Outdoor Math: Backyard Fun

This summer, your children can continue to practice their math skills by planning outdoor fun that incorporates math. This post will provide several examples of how you can incorporate math into fun backyard games. Outdoor Math: Backyard Fun!

  • Water Balloon Toss – A water balloon toss is a creative way that you can incorporate math and outdoor water play. There are many variations of play with water balloons that can incorporate math including a toss game where you count how many times you can pass the water balloon back and forth without it breaking or how many balloons you can get into a bucket without breaking or missing. You can also add targets and write problems on the balloons that your children would have to toss the correct problem to the correct answer. Here is an example from notimeforflashcards.com. The options for water balloon play and math are really endless!

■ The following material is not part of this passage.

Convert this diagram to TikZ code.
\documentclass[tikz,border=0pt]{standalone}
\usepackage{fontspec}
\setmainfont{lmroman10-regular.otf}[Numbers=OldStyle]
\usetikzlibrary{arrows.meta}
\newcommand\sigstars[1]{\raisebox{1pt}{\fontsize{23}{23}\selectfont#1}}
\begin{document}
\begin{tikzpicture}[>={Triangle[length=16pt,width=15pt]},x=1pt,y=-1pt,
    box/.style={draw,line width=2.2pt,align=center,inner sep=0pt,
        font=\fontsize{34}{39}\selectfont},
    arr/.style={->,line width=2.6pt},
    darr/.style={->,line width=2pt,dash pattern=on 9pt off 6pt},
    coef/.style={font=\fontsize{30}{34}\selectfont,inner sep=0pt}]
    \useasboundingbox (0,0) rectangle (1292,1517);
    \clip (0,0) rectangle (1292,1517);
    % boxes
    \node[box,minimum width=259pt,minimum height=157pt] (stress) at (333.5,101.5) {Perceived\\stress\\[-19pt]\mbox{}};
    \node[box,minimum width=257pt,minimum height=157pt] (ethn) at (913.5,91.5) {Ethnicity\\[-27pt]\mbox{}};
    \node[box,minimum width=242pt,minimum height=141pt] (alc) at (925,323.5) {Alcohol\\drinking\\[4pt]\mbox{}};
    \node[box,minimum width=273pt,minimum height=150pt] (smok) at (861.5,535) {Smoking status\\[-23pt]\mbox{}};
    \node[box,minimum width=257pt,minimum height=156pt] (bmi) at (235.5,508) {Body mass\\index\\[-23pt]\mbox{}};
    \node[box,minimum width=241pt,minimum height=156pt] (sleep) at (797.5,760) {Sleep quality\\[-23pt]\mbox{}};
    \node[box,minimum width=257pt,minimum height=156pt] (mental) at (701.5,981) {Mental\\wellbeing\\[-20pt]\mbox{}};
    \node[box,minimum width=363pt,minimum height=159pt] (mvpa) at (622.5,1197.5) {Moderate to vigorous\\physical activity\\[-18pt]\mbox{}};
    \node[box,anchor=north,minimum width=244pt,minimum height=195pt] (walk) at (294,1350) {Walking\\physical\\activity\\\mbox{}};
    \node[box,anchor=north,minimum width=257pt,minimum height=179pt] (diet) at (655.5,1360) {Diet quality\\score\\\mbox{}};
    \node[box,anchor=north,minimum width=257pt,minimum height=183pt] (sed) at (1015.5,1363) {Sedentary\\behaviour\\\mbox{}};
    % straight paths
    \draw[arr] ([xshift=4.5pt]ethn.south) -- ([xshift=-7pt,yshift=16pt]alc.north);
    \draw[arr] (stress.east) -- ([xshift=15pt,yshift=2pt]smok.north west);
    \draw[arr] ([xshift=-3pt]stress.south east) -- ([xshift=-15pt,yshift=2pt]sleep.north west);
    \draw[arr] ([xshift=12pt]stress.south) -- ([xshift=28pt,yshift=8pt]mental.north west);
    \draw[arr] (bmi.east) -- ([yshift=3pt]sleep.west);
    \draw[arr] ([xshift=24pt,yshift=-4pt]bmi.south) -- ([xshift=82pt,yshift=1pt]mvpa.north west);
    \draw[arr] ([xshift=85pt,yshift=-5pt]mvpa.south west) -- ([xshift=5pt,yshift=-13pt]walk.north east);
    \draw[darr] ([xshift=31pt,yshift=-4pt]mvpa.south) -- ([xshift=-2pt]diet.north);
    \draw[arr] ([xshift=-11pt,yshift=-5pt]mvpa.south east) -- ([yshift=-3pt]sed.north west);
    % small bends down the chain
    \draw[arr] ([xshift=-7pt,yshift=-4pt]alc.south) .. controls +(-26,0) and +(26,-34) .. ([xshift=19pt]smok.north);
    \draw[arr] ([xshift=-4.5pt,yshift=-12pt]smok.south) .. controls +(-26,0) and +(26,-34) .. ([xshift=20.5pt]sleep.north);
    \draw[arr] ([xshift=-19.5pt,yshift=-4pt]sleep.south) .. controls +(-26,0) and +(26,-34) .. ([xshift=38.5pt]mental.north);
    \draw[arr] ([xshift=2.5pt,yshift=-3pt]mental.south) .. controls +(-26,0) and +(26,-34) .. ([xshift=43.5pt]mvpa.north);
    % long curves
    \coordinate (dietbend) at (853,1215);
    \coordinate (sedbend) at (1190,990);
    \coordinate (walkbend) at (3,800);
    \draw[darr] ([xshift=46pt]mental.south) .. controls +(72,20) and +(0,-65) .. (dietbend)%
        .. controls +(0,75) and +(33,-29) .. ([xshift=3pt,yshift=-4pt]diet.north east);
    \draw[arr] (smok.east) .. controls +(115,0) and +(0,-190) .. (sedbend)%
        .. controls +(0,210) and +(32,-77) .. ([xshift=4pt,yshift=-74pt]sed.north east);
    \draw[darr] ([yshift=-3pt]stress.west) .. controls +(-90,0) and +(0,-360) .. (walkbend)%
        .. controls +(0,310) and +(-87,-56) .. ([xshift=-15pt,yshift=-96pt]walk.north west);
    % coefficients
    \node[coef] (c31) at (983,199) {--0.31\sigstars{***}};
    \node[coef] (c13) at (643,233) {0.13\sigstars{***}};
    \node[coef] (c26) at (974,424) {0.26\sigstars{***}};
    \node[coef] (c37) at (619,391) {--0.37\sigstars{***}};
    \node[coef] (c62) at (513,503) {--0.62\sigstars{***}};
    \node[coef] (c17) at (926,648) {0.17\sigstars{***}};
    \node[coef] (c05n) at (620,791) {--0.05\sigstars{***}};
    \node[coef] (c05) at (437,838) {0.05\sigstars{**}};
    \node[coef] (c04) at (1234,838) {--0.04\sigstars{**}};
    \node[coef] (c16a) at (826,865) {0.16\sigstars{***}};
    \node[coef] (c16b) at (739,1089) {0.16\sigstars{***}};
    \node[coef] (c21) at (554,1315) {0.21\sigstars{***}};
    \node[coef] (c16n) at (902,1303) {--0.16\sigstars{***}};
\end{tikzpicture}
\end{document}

  • Math Bean Bag Toss – A lot of the ideas that you can incorporate with water balloons can also be done with beanbags. You can buy beanbags fairly inexpensively from many popular online retailors and they can be used in a wide variety of games. One game you could play is to create a grid of answers on the back lawn using paper and rocks that have answers or chalk if you want to do this activity on the driveway. Then you would provide your child a math problem to solve and they would toss the bag to land on the correct answer. This game can be modified to be harder or easier depending up your child’s abilities. It can include skip counting, multiplication, division, or even word problem answers.

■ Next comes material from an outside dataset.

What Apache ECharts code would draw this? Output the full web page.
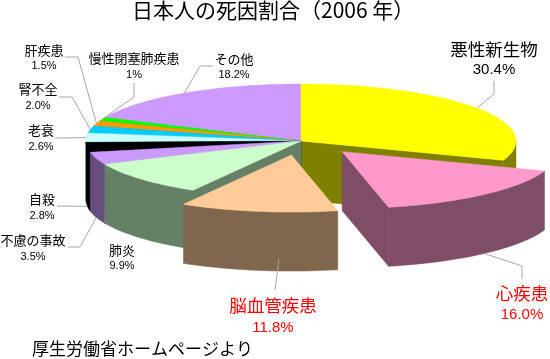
<!DOCTYPE html>
<html>
<head>
<meta charset="utf-8">
<style>html,body{margin:0;padding:0;background:#fff}#chart{width:550px;height:359px}</style>
<script src="https://cdn.jsdelivr.net/npm/echarts@6/dist/echarts.min.js"></script>
</head>
<body>
<div id="chart"></div>
<script>
var causes = ['悪性新生物', '心疾患', '脳血管疾患', '肺炎', '不慮の事故', '自殺', '老衰', '腎不全', '肝疾患', '慢性閉塞肺疾患', 'その他'];
var shares = [30.4, 16.0, 11.8, 9.9, 3.5, 2.8, 2.6, 2.0, 1.5, 1, 18.2];
var shareLabels = ['30.4%', '16.0%', '11.8%', '9.9%', '3.5%', '2.8%', '2.6%', '2.0%', '1.5%', '1%', '18.2%'];
var topColors = ['#ffff00', '#ff99cc', '#ffcc99', '#ccffcc', '#cc99ff', '#000000', '#ccffff', '#00ccff', '#ff9900', '#00ff00', '#cc99ff'];
var sideColors = ['#808000', '#804d66', '#80664d', '#668066', '#664d80', '#000000', '#668080', '#006680', '#804d00', '#008000', '#664d80'];
var explodedCauses = ['心疾患', '脳血管疾患'];
var drawOrder = ['その他', '慢性閉塞肺疾患', '肝疾患', '腎不全', '老衰', '悪性新生物', '自殺', '不慮の事故', '肺炎', '心疾患', '脳血管疾患'];

// pie geometry
var cx = 301, cy = 141, rx = 215, ry = 57, depth = 59, explodeX = 0.29, explodeY = 0.25;

// label boxes: x/y of name and share, elbow points of the leader line
var labelLayout = {
    '悪性新生物': {x: 494, y: 49, y2: 70, big: true, elbows: [[494, 94], [494, 81]]},
    '心疾患': {x: 522, y: 293, y2: 315, big: true, red: true, elbows: [[522, 266], [522, 279]]},
    '脳血管疾患': {x: 273, y: 305, y2: 328, big: true, red: true, anchor: [279, 259], elbows: [[275, 290]]},
    '肺炎': {x: 122, y: 250, y2: 266},
    '不慮の事故': {x: 33, y: 240, y2: 257, elbows: [[80, 247], [68, 247]]},
    '自殺': {x: 42, y: 199, y2: 216, elbows: [[57, 206]]},
    '老衰': {x: 41, y: 130, y2: 147, elbows: [[55, 138]]},
    '腎不全': {x: 38, y: 89, y2: 106, elbows: [[72, 97], [59, 97]]},
    '肝疾患': {x: 44, y: 50, y2: 66, elbows: [[78, 57], [65, 57]]},
    '慢性閉塞肺疾患': {x: 134, y: 58, y2: 75, elbows: [[134, 97], [134, 83]]},
    'その他': {x: 234, y: 59, y2: 75, elbows: [[200, 66], [213, 66]]}
};

var total = shares.reduce(function (a, b) { return a + b; }, 0);
var slices = {};
var acc = 0;
causes.forEach(function (name, i) {
    var start = acc / total * Math.PI * 2;
    acc += shares[i];
    var end = acc / total * Math.PI * 2;
    var mid = (start + end) / 2;
    var isOut = explodedCauses.indexOf(name) >= 0;
    slices[name] = {
        index: i,
        start: start,
        end: end,
        mid: mid,
        ox: cx + (isOut ? explodeX * rx * Math.sin(mid) : 0),
        oy: cy - (isOut ? explodeY * ry * Math.cos(mid) : 0)
    };
});

function rimPoint(s, angle, drop) {
    return [s.ox + rx * Math.sin(angle), s.oy - ry * Math.cos(angle) + (drop || 0)];
}

function arcPoints(s, from, to, drop) {
    var pts = [];
    var steps = Math.max(2, Math.ceil((to - from) / 0.03));
    for (var i = 0; i <= steps; i++) {
        pts.push(rimPoint(s, from + (to - from) * i / steps, drop));
    }
    return pts;
}

function poly(points, color) {
    return {
        type: 'polygon',
        shape: {points: points},
        style: {fill: color, stroke: color, lineWidth: 0.5}
    };
}

function renderSlice(params) {
    var name = drawOrder[params.dataIndex];
    var s = slices[name];
    var side = sideColors[s.index];
    var children = [];
    // radial walls, only when they look towards the viewer
    if (Math.sin(s.start) < 0) {
        var p = rimPoint(s, s.start);
        children.push(poly([[s.ox, s.oy], p, [p[0], p[1] + depth], [s.ox, s.oy + depth]], side));
    }
    if (Math.sin(s.end) > 0) {
        var q = rimPoint(s, s.end);
        children.push(poly([[s.ox, s.oy], q, [q[0], q[1] + depth], [s.ox, s.oy + depth]], side));
    }
    // outer wall: front half of the rim only
    var from = Math.max(s.start, Math.PI / 2);
    var to = Math.min(s.end, Math.PI * 1.5);
    if (to > from) {
        children.push(poly(arcPoints(s, from, to, 0).concat(arcPoints(s, from, to, depth).reverse()), side));
    }
    children.push(poly([[s.ox, s.oy]].concat(arcPoints(s, s.start, s.end, 0)), topColors[s.index]));
    return {type: 'group', children: children};
}

function renderLabel(params) {
    var name = causes[params.dataIndex];
    var s = slices[name];
    var box = labelLayout[name];
    var children = [];
    if (box.elbows) {
        var front = Math.cos(s.mid) < 0;
        var anchor = box.anchor || rimPoint(s, s.mid, front ? depth : 0);
        children.push({
            type: 'polyline',
            shape: {points: [anchor].concat(box.elbows)},
            style: {fill: null, stroke: '#a6a6a6', lineWidth: 1}
        });
    }
    var color = box.red ? '#ff0000' : '#000000';
    children.push({
        type: 'text',
        style: {
            x: box.x, y: box.y, text: name, fill: color, align: 'center', verticalAlign: 'middle',
            font: (box.big ? 17.5 : 13) + 'px "Noto Sans CJK JP"'
        }
    });
    children.push({
        type: 'text',
        style: {
            x: box.x, y: box.y2, text: shareLabels[params.dataIndex], fill: color, align: 'center', verticalAlign: 'middle',
            font: (box.big ? 15 : 11) + 'px "Liberation Sans"'
        }
    });
    return {type: 'group', children: children};
}

var myChart = echarts.init(document.getElementById('chart'));
myChart.setOption({
    animation: false,
    backgroundColor: '#ffffff',
    title: {
        text: '日本人の死因割合（2006 年）',
        left: 132,
        top: 0,
        padding: 0,
        textStyle: {fontFamily: 'Noto Sans CJK JP', fontSize: 21, fontWeight: 'normal', color: '#000'}
    },
    graphic: [{
        type: 'text',
        left: 32,
        top: 340,
        style: {text: '厚生労働省ホームページより', fill: '#000', font: '17px "Noto Sans CJK JP"'}
    }],
    series: [
        {type: 'custom', coordinateSystem: 'none', silent: true, z: 2, renderItem: renderSlice, data: drawOrder},
        {type: 'custom', coordinateSystem: 'none', silent: true, z: 3, renderItem: renderLabel, data: causes}
    ]
});
</script>
</body>
</html>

  • Math Treasure Hunt – Another fun activity would be to create a math treasure hunt in your backyard! This activity can be geared to practice not only math skills, but to teach how to use a compass or even include reading skills. You will have to setup your clues and hide your clues using math problems to help your children to find the next clue. At the end of the clues, there will be the prize. You can help your children to use the compass on a phone or tablet. To make it a bit simpler, you can always add in the number of steps they need to take and reading directions to find the next clue. But instead of “take two steps forward, turn left, take 10 steps forward”, you can change it to “take 5-3=? steps forward, turn left, take 5*2=? steps forward.”